There’s an entire genre of films built around older men in action films. Whether it was bred from a need for some sort of budding power fantasy or a legitimate strive toward capturing the feel of their halcyon days, this genre has done especially well in the current era of nostalgia the movie going public has found themselves in.
With the bevy of options in this particular genre available (I can think of five or six films about old men driving fast cars off the top of my head right now), what makes Drive Hard (a film coming out of absolutely nowhere) so special? Drive Hard knows what kind of power fantasy (and in turn, the audience) it wants to be and never once shies from it.

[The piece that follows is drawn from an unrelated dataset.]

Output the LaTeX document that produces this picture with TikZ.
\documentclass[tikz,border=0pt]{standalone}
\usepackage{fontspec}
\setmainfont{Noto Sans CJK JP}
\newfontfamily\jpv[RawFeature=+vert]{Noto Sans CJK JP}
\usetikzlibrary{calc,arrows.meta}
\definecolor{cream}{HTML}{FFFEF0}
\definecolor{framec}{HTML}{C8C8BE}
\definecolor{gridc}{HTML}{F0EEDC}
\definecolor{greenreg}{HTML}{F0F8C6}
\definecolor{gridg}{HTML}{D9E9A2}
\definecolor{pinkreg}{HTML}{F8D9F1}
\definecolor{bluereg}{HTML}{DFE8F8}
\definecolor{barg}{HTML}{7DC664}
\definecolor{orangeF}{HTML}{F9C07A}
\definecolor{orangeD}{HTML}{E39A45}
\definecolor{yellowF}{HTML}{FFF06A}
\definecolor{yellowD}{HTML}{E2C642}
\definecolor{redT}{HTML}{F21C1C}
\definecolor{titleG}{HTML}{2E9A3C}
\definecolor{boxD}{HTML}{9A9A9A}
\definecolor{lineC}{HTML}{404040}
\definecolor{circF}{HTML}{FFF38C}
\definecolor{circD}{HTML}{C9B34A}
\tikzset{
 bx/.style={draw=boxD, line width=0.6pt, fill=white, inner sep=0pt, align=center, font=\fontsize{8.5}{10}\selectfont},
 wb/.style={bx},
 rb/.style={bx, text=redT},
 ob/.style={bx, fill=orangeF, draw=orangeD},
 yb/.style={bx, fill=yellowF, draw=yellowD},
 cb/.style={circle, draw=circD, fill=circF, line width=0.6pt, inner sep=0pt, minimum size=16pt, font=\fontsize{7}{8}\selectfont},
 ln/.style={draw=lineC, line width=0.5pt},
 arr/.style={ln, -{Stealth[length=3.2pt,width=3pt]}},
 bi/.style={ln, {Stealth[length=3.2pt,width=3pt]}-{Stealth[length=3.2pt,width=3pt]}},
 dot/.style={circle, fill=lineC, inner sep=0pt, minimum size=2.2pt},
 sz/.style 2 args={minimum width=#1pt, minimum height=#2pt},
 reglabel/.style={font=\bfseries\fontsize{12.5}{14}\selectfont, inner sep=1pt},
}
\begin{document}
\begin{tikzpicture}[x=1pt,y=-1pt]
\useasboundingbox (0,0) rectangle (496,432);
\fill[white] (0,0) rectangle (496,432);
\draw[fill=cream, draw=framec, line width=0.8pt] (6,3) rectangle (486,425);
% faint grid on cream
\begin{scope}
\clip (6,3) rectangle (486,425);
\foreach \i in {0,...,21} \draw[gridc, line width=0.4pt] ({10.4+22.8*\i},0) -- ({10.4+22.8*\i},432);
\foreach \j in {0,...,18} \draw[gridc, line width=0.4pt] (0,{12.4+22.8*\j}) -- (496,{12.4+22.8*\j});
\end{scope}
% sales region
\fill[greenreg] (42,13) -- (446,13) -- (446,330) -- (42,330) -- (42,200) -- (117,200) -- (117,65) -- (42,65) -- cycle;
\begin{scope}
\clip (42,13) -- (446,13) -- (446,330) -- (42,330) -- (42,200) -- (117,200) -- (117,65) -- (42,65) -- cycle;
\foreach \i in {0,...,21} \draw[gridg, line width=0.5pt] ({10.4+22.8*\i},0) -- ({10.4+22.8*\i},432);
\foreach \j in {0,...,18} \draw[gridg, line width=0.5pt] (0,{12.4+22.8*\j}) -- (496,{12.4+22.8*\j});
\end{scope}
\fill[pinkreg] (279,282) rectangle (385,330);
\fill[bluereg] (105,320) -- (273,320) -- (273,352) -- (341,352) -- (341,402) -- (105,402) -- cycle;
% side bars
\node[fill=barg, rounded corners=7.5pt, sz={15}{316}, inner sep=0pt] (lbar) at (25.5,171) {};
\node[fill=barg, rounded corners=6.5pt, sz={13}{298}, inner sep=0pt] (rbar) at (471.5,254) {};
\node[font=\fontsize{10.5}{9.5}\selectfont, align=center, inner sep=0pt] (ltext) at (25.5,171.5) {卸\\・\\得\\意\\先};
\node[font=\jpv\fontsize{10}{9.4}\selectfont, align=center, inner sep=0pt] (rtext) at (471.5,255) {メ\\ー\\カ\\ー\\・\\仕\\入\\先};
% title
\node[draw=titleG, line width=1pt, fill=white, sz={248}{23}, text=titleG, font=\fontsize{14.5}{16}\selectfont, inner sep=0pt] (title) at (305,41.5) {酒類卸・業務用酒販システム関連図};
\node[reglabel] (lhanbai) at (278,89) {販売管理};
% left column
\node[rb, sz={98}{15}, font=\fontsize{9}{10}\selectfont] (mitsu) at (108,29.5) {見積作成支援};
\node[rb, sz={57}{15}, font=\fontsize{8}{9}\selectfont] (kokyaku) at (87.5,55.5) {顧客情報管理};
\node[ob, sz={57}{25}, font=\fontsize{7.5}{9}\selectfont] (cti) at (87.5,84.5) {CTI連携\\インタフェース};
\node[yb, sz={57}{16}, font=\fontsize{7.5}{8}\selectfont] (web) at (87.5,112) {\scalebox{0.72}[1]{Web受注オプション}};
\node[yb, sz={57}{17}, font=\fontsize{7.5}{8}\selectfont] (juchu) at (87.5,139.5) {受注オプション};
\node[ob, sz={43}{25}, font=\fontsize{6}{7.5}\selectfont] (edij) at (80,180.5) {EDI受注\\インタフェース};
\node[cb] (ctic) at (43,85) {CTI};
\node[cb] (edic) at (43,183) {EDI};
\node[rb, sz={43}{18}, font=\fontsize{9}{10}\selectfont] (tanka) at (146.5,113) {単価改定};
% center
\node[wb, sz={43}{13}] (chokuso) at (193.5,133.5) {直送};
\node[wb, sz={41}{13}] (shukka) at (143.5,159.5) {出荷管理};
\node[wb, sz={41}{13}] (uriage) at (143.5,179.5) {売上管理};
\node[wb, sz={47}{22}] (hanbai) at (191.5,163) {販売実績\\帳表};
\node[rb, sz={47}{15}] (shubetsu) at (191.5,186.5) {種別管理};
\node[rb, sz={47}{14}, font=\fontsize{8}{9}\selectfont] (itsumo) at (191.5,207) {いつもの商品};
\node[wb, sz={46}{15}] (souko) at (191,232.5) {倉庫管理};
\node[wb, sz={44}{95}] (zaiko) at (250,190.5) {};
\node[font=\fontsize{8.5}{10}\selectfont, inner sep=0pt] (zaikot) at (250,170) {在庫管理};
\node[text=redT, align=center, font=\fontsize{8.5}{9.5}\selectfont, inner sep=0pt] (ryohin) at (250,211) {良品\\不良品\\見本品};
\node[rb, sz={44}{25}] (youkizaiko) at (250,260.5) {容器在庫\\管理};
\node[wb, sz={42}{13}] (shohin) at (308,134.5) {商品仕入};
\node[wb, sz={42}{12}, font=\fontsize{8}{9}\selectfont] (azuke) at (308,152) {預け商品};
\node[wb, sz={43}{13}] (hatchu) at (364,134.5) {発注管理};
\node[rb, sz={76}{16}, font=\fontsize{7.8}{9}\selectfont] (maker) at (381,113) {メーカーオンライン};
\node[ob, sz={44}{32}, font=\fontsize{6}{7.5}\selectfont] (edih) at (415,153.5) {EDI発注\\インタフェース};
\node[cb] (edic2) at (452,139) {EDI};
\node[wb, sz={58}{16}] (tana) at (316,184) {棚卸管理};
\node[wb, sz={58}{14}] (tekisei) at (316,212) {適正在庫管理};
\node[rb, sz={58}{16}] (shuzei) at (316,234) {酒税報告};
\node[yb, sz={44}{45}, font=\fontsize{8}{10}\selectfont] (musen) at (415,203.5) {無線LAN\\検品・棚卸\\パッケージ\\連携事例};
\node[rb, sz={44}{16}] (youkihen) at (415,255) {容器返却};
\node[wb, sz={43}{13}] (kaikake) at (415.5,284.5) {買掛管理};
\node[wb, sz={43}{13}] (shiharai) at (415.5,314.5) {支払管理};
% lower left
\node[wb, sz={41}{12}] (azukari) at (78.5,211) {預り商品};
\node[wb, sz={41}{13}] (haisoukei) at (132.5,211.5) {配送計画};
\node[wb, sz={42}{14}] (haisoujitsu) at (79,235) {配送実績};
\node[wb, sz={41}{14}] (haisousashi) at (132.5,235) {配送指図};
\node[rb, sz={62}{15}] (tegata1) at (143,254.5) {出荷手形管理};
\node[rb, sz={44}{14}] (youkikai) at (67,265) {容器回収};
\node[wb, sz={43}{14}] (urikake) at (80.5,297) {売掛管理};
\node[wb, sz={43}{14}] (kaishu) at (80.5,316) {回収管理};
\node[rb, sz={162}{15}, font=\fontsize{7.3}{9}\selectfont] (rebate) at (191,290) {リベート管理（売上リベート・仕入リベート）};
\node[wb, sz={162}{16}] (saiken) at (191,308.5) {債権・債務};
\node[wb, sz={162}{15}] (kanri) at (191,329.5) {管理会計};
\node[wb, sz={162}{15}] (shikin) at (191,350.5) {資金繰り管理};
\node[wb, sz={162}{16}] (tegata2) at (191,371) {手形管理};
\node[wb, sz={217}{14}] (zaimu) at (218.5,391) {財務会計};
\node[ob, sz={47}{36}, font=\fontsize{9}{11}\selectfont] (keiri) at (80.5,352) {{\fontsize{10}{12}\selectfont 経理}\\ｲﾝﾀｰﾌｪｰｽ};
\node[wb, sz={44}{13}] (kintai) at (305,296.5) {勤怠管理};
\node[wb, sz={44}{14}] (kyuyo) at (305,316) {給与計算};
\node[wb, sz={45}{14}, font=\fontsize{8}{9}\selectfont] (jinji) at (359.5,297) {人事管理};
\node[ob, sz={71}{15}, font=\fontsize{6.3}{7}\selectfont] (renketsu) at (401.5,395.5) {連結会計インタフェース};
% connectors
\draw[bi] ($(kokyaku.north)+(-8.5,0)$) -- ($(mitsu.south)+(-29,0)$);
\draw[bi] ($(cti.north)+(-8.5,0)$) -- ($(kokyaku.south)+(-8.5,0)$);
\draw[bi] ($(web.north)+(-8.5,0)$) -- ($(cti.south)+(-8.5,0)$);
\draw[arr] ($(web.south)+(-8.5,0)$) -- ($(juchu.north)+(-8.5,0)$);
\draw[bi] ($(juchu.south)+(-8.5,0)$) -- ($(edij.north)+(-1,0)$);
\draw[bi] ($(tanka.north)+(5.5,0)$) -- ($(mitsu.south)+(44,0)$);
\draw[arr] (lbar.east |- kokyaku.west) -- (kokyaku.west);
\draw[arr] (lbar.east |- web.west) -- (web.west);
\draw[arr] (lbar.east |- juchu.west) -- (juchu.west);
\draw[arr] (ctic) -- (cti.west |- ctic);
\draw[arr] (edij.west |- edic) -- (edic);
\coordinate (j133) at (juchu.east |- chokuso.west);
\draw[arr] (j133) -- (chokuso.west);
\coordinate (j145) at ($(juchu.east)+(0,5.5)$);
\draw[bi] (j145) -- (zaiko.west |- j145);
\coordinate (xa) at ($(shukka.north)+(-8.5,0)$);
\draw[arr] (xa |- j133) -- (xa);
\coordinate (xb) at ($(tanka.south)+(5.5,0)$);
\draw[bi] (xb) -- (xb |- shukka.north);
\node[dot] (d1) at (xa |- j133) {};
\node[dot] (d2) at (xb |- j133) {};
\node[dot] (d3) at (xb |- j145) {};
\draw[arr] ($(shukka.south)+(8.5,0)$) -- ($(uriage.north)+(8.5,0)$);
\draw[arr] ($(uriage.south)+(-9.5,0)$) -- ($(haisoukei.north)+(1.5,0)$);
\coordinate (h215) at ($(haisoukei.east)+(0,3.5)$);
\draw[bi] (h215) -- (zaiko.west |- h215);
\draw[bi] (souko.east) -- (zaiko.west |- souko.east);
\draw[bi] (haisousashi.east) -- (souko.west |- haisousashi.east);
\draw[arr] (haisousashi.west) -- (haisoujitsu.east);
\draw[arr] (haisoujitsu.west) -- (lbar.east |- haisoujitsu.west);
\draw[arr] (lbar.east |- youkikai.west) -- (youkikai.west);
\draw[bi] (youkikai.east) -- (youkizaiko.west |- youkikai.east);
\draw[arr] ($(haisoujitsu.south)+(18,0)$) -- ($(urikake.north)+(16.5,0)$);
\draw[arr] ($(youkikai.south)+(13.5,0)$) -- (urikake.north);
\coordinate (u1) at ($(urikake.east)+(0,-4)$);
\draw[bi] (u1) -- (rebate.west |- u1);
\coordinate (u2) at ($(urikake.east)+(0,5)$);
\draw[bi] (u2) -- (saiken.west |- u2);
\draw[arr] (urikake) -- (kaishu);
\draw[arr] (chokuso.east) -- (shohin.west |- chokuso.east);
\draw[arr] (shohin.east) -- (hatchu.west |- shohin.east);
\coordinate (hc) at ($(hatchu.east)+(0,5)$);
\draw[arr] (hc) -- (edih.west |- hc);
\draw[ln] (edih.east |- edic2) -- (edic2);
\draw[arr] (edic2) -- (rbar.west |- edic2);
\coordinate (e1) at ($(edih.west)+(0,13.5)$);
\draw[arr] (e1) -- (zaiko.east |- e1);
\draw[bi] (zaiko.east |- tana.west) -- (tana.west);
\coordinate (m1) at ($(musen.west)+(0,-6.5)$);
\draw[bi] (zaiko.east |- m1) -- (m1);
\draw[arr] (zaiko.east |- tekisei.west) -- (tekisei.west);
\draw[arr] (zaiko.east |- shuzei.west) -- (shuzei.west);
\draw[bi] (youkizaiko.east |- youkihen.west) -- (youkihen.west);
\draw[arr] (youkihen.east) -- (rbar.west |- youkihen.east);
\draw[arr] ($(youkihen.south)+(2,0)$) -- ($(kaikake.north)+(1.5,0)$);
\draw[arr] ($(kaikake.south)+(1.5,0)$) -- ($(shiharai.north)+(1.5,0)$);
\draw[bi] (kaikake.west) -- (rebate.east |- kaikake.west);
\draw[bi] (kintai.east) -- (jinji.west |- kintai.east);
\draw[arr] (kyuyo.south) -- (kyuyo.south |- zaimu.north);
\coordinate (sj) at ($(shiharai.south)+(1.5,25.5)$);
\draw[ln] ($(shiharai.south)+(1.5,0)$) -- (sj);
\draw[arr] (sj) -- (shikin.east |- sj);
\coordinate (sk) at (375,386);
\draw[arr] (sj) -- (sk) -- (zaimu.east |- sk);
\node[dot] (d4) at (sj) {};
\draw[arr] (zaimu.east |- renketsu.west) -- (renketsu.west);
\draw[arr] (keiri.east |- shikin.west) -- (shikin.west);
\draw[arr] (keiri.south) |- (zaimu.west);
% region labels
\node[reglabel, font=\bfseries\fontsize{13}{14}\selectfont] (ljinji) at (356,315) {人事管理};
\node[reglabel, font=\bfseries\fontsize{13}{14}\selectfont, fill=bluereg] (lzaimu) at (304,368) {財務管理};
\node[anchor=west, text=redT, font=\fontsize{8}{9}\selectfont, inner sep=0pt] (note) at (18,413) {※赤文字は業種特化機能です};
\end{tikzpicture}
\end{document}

Director: Brian Trenchard-Smith
Release Date: October 3, 2014
Drive Hard is about former racing champion Peter Roberts (Thomas Jane). A later aged man (trust me, his age is important) who dreams of his former glory but now has a job as a driving instructor in order to please his wife. One day he gets a new student, Simon Keller (John Cusack), who then robs a bank, threatens Peter into becoming his driver, and the two get caught up in a chase around Australia as all sorts of folks are after them.
As mentioned earlier, Drive Hard is the latest in a long line of films appealing to gentleman of a certain age. Yet Hard seems far more genuine about what it’s trying to accomplish. Everything about the film is directly simplistic (from the title, to the dialogue, to the bad guy’s motive), and while that’d be a major flaw in other films, it works well here. Its lower budget also leads to a welcome sense of intimacy with the thematic nature of the film. Although the budget leads to some irksome CGI effects, those are few and far inbetween as the film relies on practical effects. I’m sure the CGI is never a problem because Drive Hard only works within its abilities. It’s interesting to see a film keep itself from over reaching and becoming something less than. For example, for a film advertised as full of car chases, there are only two of them. The pace during these scenes is slowed down (which results in unintentional goofiness), but all have a nice flow to them.
But those car chases are only in the film to get their audience’s attention. As the film rolls on, it turns into a cruising film where two guys just start bonding over life and women trouble. This is where I’m sure it’ll *click* the most with its intended audience. While the derogatory views toward women are troublesome, it oddly makes sense here. You see, the reason Peter eventually bonds with Simon is because Peter is mad about giving up his racing career because he got his girlfriend pregnant. It’s a terribly insensitive thing for a character to say, but it has a certain resonance with the older men who’ll blame their wife for their regrets. It’s a weirdly intimate moment that speaks more to its audience than anything else in the film.
I’m sure the tone I’ve taken with this review might make Drive Hard seem like an awful film, but it’s not all bad. Even if you don’t associate the film’s tone with a mid-life crises like I did (I mean, Simon spends all of his money on classic American Muscle cars), it’s a brisk film in an age where conciseness is lacking in almost every film. Thomas Jane and John Cusack also elevate the film’s material as they swap their purported roles. While Cusack’s normally the lovable every man and Jane the hardened badass, it’s pretty fun to watch them swap mannerisms and flesh out their character as much as they can. Cusack is notably fun when he carries a nonchalant attitude during action scenes.
All in all, I’m sure Drive Hard is a film my dad would like. He’s 40-50 something, likes cool cars, and you just kind of have to accept his views toward women. It’s built for a very, very specific audience (and if you’re not a part of that audience, look elsewhere), it has a good pace, and Cusack and Jane seem to be enjoying themselves.
Drive Hard is the kind of film I’d recommend to my dad on Saturday afternoons. He might fall asleep in the middle, but I’m sure he’d relate to the film’s distinct viewpoints. And if not, there’re cool cars driving slowly and old man jokes.